Tom MacWright


I meditate most days. I picked up the habit about four years ago, in an effort to regain some focus and deal with stress. For me, it works pretty well: I feel calmer and more focused when I fit it into my day. Plus, I enjoy challenges and it’s really difficult to develop the ability to focus on one’s breath for ten minutes. There are a few posited health benefits, but the evidence isn’t overwhelming at this point.

I’ve always used ‘apps’ for meditation, starting with the connoisseur’s favorite, Headspace. But Headspace started to annoy me. I have two main gripes.

First, I like things in even increments. I schedule time in 15 or 30 minute blocks. I try to run whole numbers of miles, adding a bit to make it to 3 instead of 2.9. But for some reason, Headspace chooses to wing it. You pick the time of your meditation session and choose ten minutes, and the session lasts… eleven minutes and thirty-two seconds. Mind you, they likely have reams of A/B tests and analytics data supporting this choice, but for folks with a strong attachment to numerical precision that I don’t feel like examining further at this time - it’s annoying. I might have ten minutes before I need to travel and with Headspace I’d open my eyes late by one minute and thirty-two seconds.

The second thing is that Headspace – and most of its competitors – cost the same as other products. By that I mean: startup pricing for subscription products is, roughly, $5-13 dollars per month, regardless of what it is. GitHub is 9. Figma is 12. Notion is 8. And Headspace is $6 monthly or $13 yearly. Now, I think Headspace’s product is pretty well-done, but the current startup bubble has a way of flattening every industry into roughly the same valuation and pricing. Calm, the leading meditation app, was recently valued at 1 billion dollars. Is meditation a multi-billion dollar industry? Does it have to be?

These kinds of valuations require a lot of revenue, so accordingly most of the apps are doing a lot of growth hacking to get there. The UIs for most are full of dark patterns, signup screens designed to look required with close buttons quietly placed in the corner. Free trials by default, and upsells at every corner. It’s pretty unpleasant, and if you don’t require a lot of variation in your practice, then it’s a lot of complication for what could be a folder of MP3s.

I asked online about simply getting MP3s, and came upon some resources:

These do the job pretty well, and if you’ve got an MP3 player you like, go for them! They’re a little funky - UCLA’s specifies to put your “tongue on the roof of your mouth” and MIT’s suggests “loosening your belt.” As an avid The Books fan, I was reminded a little of A True Story of a Story of True Love - “With your eyes closed, close your eyes.”

Anyway, I eventually landed on Oak, the Kevin Rose-founded app.
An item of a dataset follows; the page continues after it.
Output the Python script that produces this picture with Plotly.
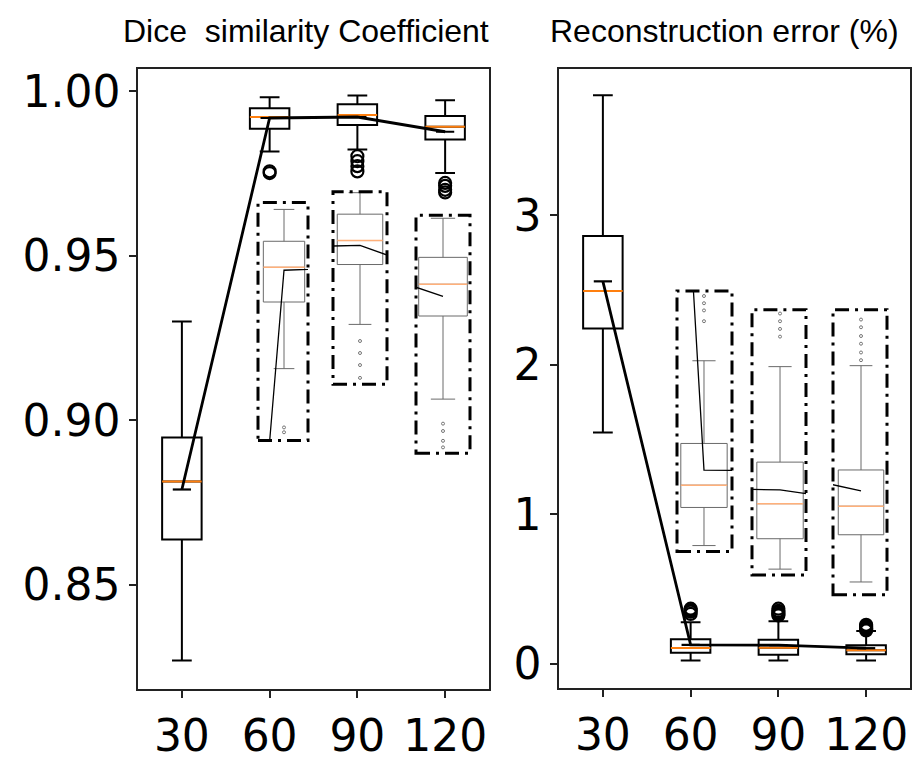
import plotly.graph_objects as go

# ---------------- data ----------------
positions = [1, 2, 3, 4]
tick_labels = ["30", "60", "90", "120"]

dice_q1 = [0.8638, 0.98865, 0.98984, 0.98536]
dice_median = [0.8814, 0.99223, 0.99283, 0.98924]
dice_q3 = [0.8948, 0.99492, 0.99612, 0.99253]
dice_low = [0.8270, 0.98177, 0.98237, 0.97520]
dice_high = [0.9301, 0.99821, 0.99880, 0.99731]
dice_mean = [0.8790, 0.99193, 0.99223, 0.98775]
dice_outliers = [[], [0.9752, 0.9757], [0.9757, 0.9773, 0.9788, 0.9803],
                 [0.9693, 0.9701, 0.9713, 0.9722]]

rec_q1 = [2.243, 0.076, 0.0625, 0.066]
rec_median = [2.494, 0.107, 0.108, 0.092]
rec_q3 = [2.862, 0.165, 0.162, 0.125]
rec_low = [1.549, 0.023, 0.023, 0.023]
rec_high = [3.803, 0.280, 0.286, 0.220]
rec_mean = [2.559, 0.128, 0.126, 0.106]
rec_outliers = [[], [0.335, 0.35, 0.36, 0.37], [0.325, 0.335, 0.345, 0.355, 0.37],
                [0.225, 0.232, 0.24, 0.247, 0.255, 0.262]]

titles = ["Dice  similarity Coefficient", "Reconstruction error (%)"]

# ---------------- layout helpers ----------------
W, H = 922, 761
BOXW = 0.45


def xd(a, b):
    return [a / W, b / W]


def yd(top, bottom):
    return [1 - bottom / H, 1 - top / H]


panels = [
    dict(q1=dice_q1, med=dice_median, q3=dice_q3, lo=dice_low, hi=dice_high,
         mean=dice_mean, out=dice_outliers),
    dict(q1=rec_q1, med=rec_median, q3=rec_q3, lo=rec_low, hi=rec_high,
         mean=rec_mean, out=rec_outliers),
]

fig = go.Figure()


def add_panel(p, xa, ya, inset):
    lc = "#6a6a6a" if inset else "black"
    lw = 1 if inset else 2
    fig.add_trace(go.Box(
        x=positions, q1=p["q1"], median=p["med"], q3=p["q3"],
        lowerfence=p["lo"], upperfence=p["hi"], width=BOXW,
        whiskerwidth=0.5, boxpoints=False, fillcolor="white",
        line=dict(color=lc, width=lw), xaxis=xa, yaxis=ya, hoverinfo="skip"))
    mx, my = [], []
    for pos, m in zip(positions, p["med"]):
        mx += [pos - BOXW / 2, pos + BOXW / 2, None]
        my += [m, m, None]
    fig.add_trace(go.Scatter(
        x=mx, y=my, mode="lines",
        line=dict(color="#ffb07a" if inset else "#ff7f0e", width=1.5 if inset else 2),
        xaxis=xa, yaxis=ya, hoverinfo="skip"))
    ox, oy = [], []
    for pos, vals in zip(positions, p["out"]):
        for v in vals:
            ox.append(pos)
            oy.append(v)
    fig.add_trace(go.Scatter(
        x=ox, y=oy, mode="markers",
        marker=dict(symbol="circle-open", size=3 if inset else 12,
                    color="#777" if inset else "black",
                    line=dict(width=1 if inset else 2.2)),
        xaxis=xa, yaxis=ya, hoverinfo="skip"))
    fig.add_trace(go.Scatter(
        x=positions, y=p["mean"],
        mode="lines" if inset else "lines+markers",
        line=dict(color="black", width=1.3 if inset else 2.8),
        marker=dict(symbol="line-ew", size=13, color="black",
                    line=dict(width=2.2, color="black")),
        xaxis=xa, yaxis=ya, hoverinfo="skip"))


axis_common = dict(showline=True, mirror=True, linecolor="#222", linewidth=1.5,
                   ticks="outside", ticklen=7, tickwidth=1.5, tickcolor="#222",
                   showgrid=False, zeroline=False,
                   tickfont=dict(family="DejaVu Sans", size=44, color="black"))

layout = dict(
    width=W, height=H, margin=dict(l=0, r=0, t=0, b=0),
    paper_bgcolor="white", plot_bgcolor="white", showlegend=False,
    xaxis=dict(domain=xd(138, 489), range=[0.5, 4.5], anchor="y",
               tickvals=positions, ticktext=tick_labels, **axis_common),
    yaxis=dict(domain=yd(67, 698), range=[0.81833, 1.00687], anchor="x",
               tickvals=[0.85, 0.90, 0.95, 1.00],
               ticktext=["0.85", "0.90", "0.95", "1.00"], **axis_common),
    xaxis2=dict(domain=xd(559, 910), range=[0.5, 4.5], anchor="y2",
                tickvals=positions, ticktext=tick_labels, **axis_common),
    yaxis2=dict(domain=yd(67, 697), range=[-0.161, 3.980], anchor="x2",
                tickvals=[0, 1, 2, 3], ticktext=["0", "1", "2", "3"], **axis_common),
)

add_panel(panels[0], "x", "y", False)
add_panel(panels[1], "x2", "y2", False)

# inset definitions: (panel, x px, y px, x range, y range)
insets = [
    (0, (258, 308), (203, 445), [1.717, 2.261], [0.97436, 0.99892]),
    (0, (333, 387), (192, 388), [2.733, 3.267], [0.97489, 0.99892]),
    (0, (416, 470), (216, 458), [3.750, 4.250], [0.96859, 0.99767]),
    (1, (677, 732), (293, 558), [1.738, 2.272], [0.0148, 0.377]),
    (1, (752, 806), (312, 582), [2.728, 3.252], [0.0153, 0.360]),
    (1, (833, 887), (312, 602), [3.723, 4.257], [0.0114, 0.271]),
]

shapes = []
for i, (pi, xp, yp, xr, yr) in enumerate(insets):
    n = i + 3
    layout[f"xaxis{n}"] = dict(domain=xd(*xp), range=xr, anchor=f"y{n}",
                               showline=False, showticklabels=False, ticks="",
                               showgrid=False, zeroline=False)
    layout[f"yaxis{n}"] = dict(domain=yd(*yp), range=yr, anchor=f"x{n}",
                               showline=False, showticklabels=False, ticks="",
                               showgrid=False, zeroline=False)
    add_panel(panels[pi], f"x{n}", f"y{n}", True)
    shapes.append(dict(type="rect", xref=f"x{n} domain", yref=f"y{n} domain",
                       x0=0, x1=1, y0=0, y1=1, layer="above",
                       line=dict(color="black", width=3, dash="14px,6px,3px,6px")))

layout["shapes"] = shapes
layout["annotations"] = [
    dict(text=titles[0], x=306 / W, y=1 - 28 / H, xref="paper", yref="paper",
         showarrow=False, xanchor="center", yanchor="middle",
         font=dict(family="Liberation Sans, Arial", size=32, color="black")),
    dict(text=titles[1], x=724 / W, y=1 - 28 / H, xref="paper", yref="paper",
         showarrow=False, xanchor="center", yanchor="middle",
         font=dict(family="Liberation Sans, Arial", size=32, color="black")),
]

fig.update_layout(**layout)
fig.write_html("out.html")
It’s simple, limited, and it works extremely well. And the paid features aren’t put in your face - it truly us usable for free without feeling like you’re missing out. Rose might be playing a long game with a new monetization strategy, or possibly they simply haven’t been devoting enough energy to optimization to make it bad yet. There’s a real value to apps that start off good and don’t change much.

I’d recommend it and think it has few flaws that aren’t shared by other apps. Mainly I’d love to see more apps finding a better way of encouraging consistency than “streaks.” This idea of uninterrupted days of use (derived, I believe, from the Seinfeld productivity secret) is great until it isn’t: it punishes a single day of missing your habit just as much as the inability to do two days in a row. And by resetting to zero, it’s discouraging right at the point when you need encouragement to get back on it.

I’ve only seen one example of habit tracking done really well, in the place I least expected it: a Garmin watch. Garmin, not especially known for technological sophistication, came up with a really good way to do step tracking. It takes a rolling average of the last few days of your activity, and challenges you to beat that. So when you’ve been sedentary, it’s easy to succeed by doing a bit better, and when you’re active, it encourages you to keep going. It’s so much better than setting a round “10,000 steps” target and avoids the guilt of dialing down that number if you’re too busy to get out that much or it’s been pouring rain for the last few days.

Due to the current crisis, I expect a bunch of apps will go free or have extended free content around anxiety reduction. Balance, for example, has a free one-year subscription, Headspace has a ‘Weathering the storm’ series, and Calm produced some… mindful living calendars (?).

I think meditation is a pretty good thing to do, and whichever way works for you, go for it. Hang in there, folks.